The latest official data shows that new orders in residential construction throughout Germany fell by 3.3% in nominal terms and 6.5% in real terms in August compared to the same month last year. Construction orders overall rose in August by 10.8% but this was almost exclusively due to civil engineering, municipal public transport and energy infrastructure orders. Felix Pakleppa, CEO of the Central Association for the German Construction Industry (ZDB), urged the government to immediately set about implementing the 14 key points agreed at their latest summit at end-September to fire up new housing construction, otherwise the sector faces imminent collapse.
The overall sentiment in the residential construction sector has also officially reached a record low, as measured by the business climate index of the Munich-based Ifo-Institute. In September, the index for the residential construction sector was at its lowest level since the survey began in 1991, at minus 54.8 points. The number of companies in the sector complaining about a lack of orders has tripled in the past twelve months and stood at 46.6% in September. 21.4% of firms reported cancelled construction projects.
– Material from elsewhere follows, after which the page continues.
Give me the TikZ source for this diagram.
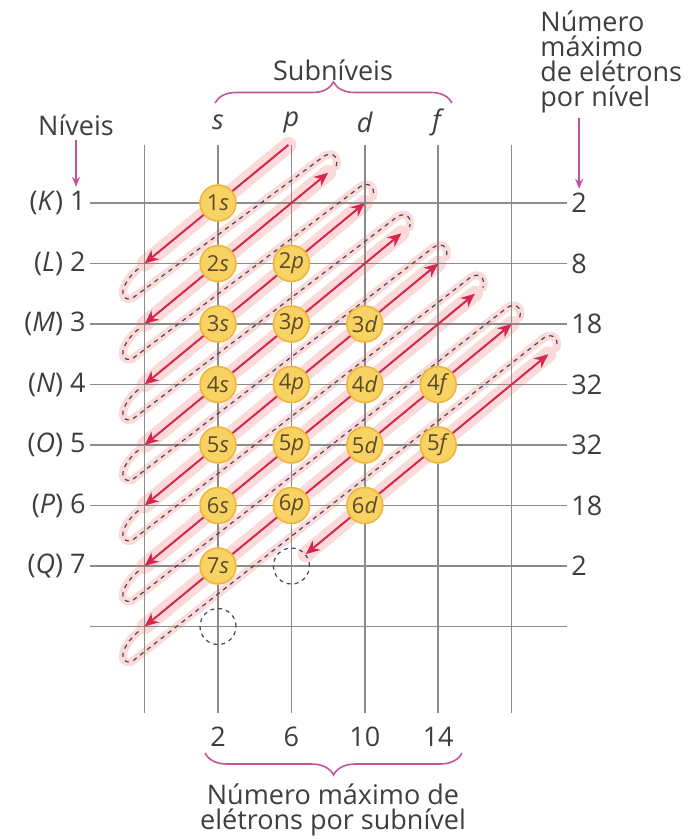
\documentclass[tikz,border=0pt]{standalone}
\usepackage{fontspec}
\setmainfont{Open Sans}
\usetikzlibrary{arrows.meta,decorations.pathreplacing}

\definecolor{gridgray}{RGB}{140,140,140}
\definecolor{txtgray}{RGB}{62,62,62}
\definecolor{elred}{RGB}{212,38,78}
\definecolor{glowpink}{RGB}{252,218,218}
\definecolor{orbfill}{RGB}{248,210,98}
\definecolor{orbline}{RGB}{240,182,60}
\definecolor{orbtext}{RGB}{92,74,45}
\definecolor{loopgray}{RGB}{72,72,84}
\definecolor{bracepink}{RGB}{196,84,152}

\pgfdeclarelayer{glow}
\pgfdeclarelayer{grid}
\pgfsetlayers{glow,grid,main}

\tikzset{
  lbl/.style={text=txtgray, font=\fontsize{13.5}{13}\selectfont, inner sep=2pt},
  gridline/.style={draw=gridgray, line width=0.75pt},
  orb/.style={circle, minimum size=18pt, inner sep=0pt, fill=orbfill, draw=orbline,
    line width=0.8pt, text=orbtext, font=\fontsize{11}{12}\selectfont},
  noorb/.style={circle, minimum size=18pt, inner sep=0pt, draw=loopgray,
    line width=0.6pt, dash pattern=on 2pt off 2pt},
  elarrow/.style={draw=elred, line width=1pt, >={Stealth[length=7pt,width=6pt]}},
  glowline/.style={draw=glowpink, line width=8pt, line cap=round},
  glowloop/.style={draw=glowpink, line width=4pt, line cap=round},
  returnloop/.style={draw=loopgray, line width=0.6pt, dash pattern=on 2.2pt off 2.2pt},
  brc/.style={draw=bracepink, line width=0.8pt, decorate, decoration={brace, amplitude=#1}},
  pointer/.style={draw=bracepink, line width=0.8pt, -{Stealth[length=5pt,width=4pt]}},
}

% dashed way back from the foot of diagonal #2 to the head of diagonal #2+1
\newcommand\retloop[2]{%
  \pgfmathsetmacro\hd{47.57*#2+199.4}
  \begin{scope}[shift={(bot#2)},x={(0.3859pt,0.318pt)},y={(0.318pt,-0.3859pt)}]
    \draw[#1] (-8,0) .. controls (-30,0) and (-46,12) .. (-32,19)
      -- (\hd+2,31) .. controls (\hd+16,30) and (\hd+20,40) .. (\hd+10,47);
  \end{scope}}

\begin{document}
\begin{tikzpicture}[x=0.5pt,y=-0.5pt]
\useasboundingbox (0,0) rectangle (689,839);

% grid in level/subshell units, origin at 1s
\begin{scope}[shift={(218,203)},x={(36.7pt,0pt)},y={(0pt,-30.25pt)}]
  \foreach \r/\k/\m in {0/K/2,1/L/8,2/M/18,3/N/32,4/O/32,5/P/18,6/Q/2} {
    \pgfmathtruncatemacro\n{\r+1}
    \node[lbl,anchor=east] (lv\n) at (-1.744,\r) {(\textit{\k}\/) \n};
    \node[lbl,anchor=west] (mx\n) at (4.755,\r) {\m};
  }
  \coordinate (lv8) at (-1.744,7);
  \coordinate (mx8) at (4.755,7);
  \foreach \c/\sub/\num in {0/s/2,1/p/6,2/d/10,3/f/14} {
    \node[lbl] (sub\sub) at (\c,-1.33) {\textit{\sub}};
    \node[lbl] (cap\sub) at (\c,8.83) {\num};
  }
  \foreach \s in {0,...,7} {
    \coordinate (top\s) at ({(\s+2)/2},{(\s-2)/2});
    \coordinate (bot\s) at (-1,\s+1);
  }
  \coordinate (top0) at (0.96,-0.96);
  \node[noorb] (e7p) at (1,6) {};
  \node[noorb] (e8s) at (0,7) {};

  \begin{pgfonlayer}{grid}
    \foreach \c in {-1,...,4}
      \draw[gridline] (\c,-0.96) -- (\c,8.43);
    \foreach \n in {1,...,8}
      \draw[gridline] (lv\n.east) -- (mx\n.west);
  \end{pgfonlayer}
\end{scope}

% pink halo under the diagonals
\begin{pgfonlayer}{glow}
  \foreach \s in {0,...,6}
    \draw[glowline] (top\s) -- (bot\s);
  \draw[glowline] (top7) -- (e7p);
  \foreach \s in {0,...,6} {\retloop{glowloop}{\s}}
\end{pgfonlayer}

\foreach \s in {0,...,6} {\retloop{returnloop}{\s}}

\draw[elarrow,->] (top0) -- (bot0);
\foreach \s in {1,...,6}
  \draw[elarrow,<->] (top\s) -- (bot\s);
\draw[elarrow,<->] (top7) -- (e7p);

% occupied subshells
\begin{scope}[shift={(218,203)},x={(36.7pt,0pt)},y={(0pt,-30.25pt)}]
  \foreach \r/\cmax in {0/0,1/1,2/2,3/3,4/3,5/2,6/0} {
    \pgfmathtruncatemacro\n{\r+1}
    \foreach \c in {0,...,\cmax}
      \node[orb] (o\n\c) at (\c,\r) {\n\textit{\ifcase\c s\or p\or d\or f\fi}};
  }
\end{scope}

% headings
\node[lbl] (subniv) at (333,70) {Subníveis};
\draw[brc=10.5pt] (215,103) -- (452,103);
\node[lbl] (niveis) at (76,125) {Níveis};
\draw[pointer] (niveis.south) -- (niveis.south |- lv1.north);
\node[lbl,anchor=north west,align=left,font=\fontsize{13.5}{12.6}\selectfont]
  (maxniv) at (536,6) {Número\\máximo\\de elétrons\\por nível};
\draw[pointer] (maxniv.south -| mx1) -- (mx1.north);
\draw[brc=11pt] (462,753) -- (205,753);
\node[lbl,align=center,font=\fontsize{13.5}{12.5}\selectfont]
  (maxsub) at (333,810) {Número máximo de\\elétrons por subnível};
\end{tikzpicture}
\end{document}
In their analysis, the Ifo researchers say the mixture of constantly rising order cancellation figures, soaring financing costs and ever-new geopolitical risks give little hope for an end to the crisis in construction in the near future. It remains to be seen whether the bottom has yet been reached, they gloomily conclude. Ifo's head of surveys Klaus Wohlrabe commented that even if politics could provide some form of impulse with various aid packages, even that would not compensate for the negative headwinds the industry is facing.
Wohlrabe said it was not at all clear whether housebuilders would be able to survive the current crisis. So far waves of layoffs have been avoided, but with more insolvencies threatening, capacities would inevitably be reduced. These workers would be lacking when things did pick up again, he said, leading to further shortalls of skilled labour.
Certainly the mood at the recent Expo Real trade fair in Munich reflected the pessimism, with several prominent commentators suggesting that "half of all project developers were heading for bankruptcy". Many people REFIRE talked to referred to the decisions by big firms like Vonovia and LEG Immobilien to definitively cancel any immediate development plans for this year (and probably next), given that it makes no economic sense in the current interest rate climate, and with the current level of building material prices.
Building permits
The Federal Statistics Office has also recorded a hefty decline in the issuance of residential building permits, another key signal that augurs badly for future development activity.
From January to August 2023, 28.3% fewer dwellings were approved than in the same period last year. Building permits also slumped for single-family houses (-37.7%), two-family houses (-52.5%) and multi-family houses (-28%). Rising construction costs and poor financing conditions are making ever more building projects unprofitable in their originally-planned form.
And of course, just because the authorities have approved the construction of an apartment does not mean that it will actually be built. It is likely that at best 200,000 new apartment units will be completed in the current year - barely half of what the ruling government coalition has targeted. On current projections, there could well be a shortage of close on a million apartments by 2025 - with the potential for all sorts of civic unrest.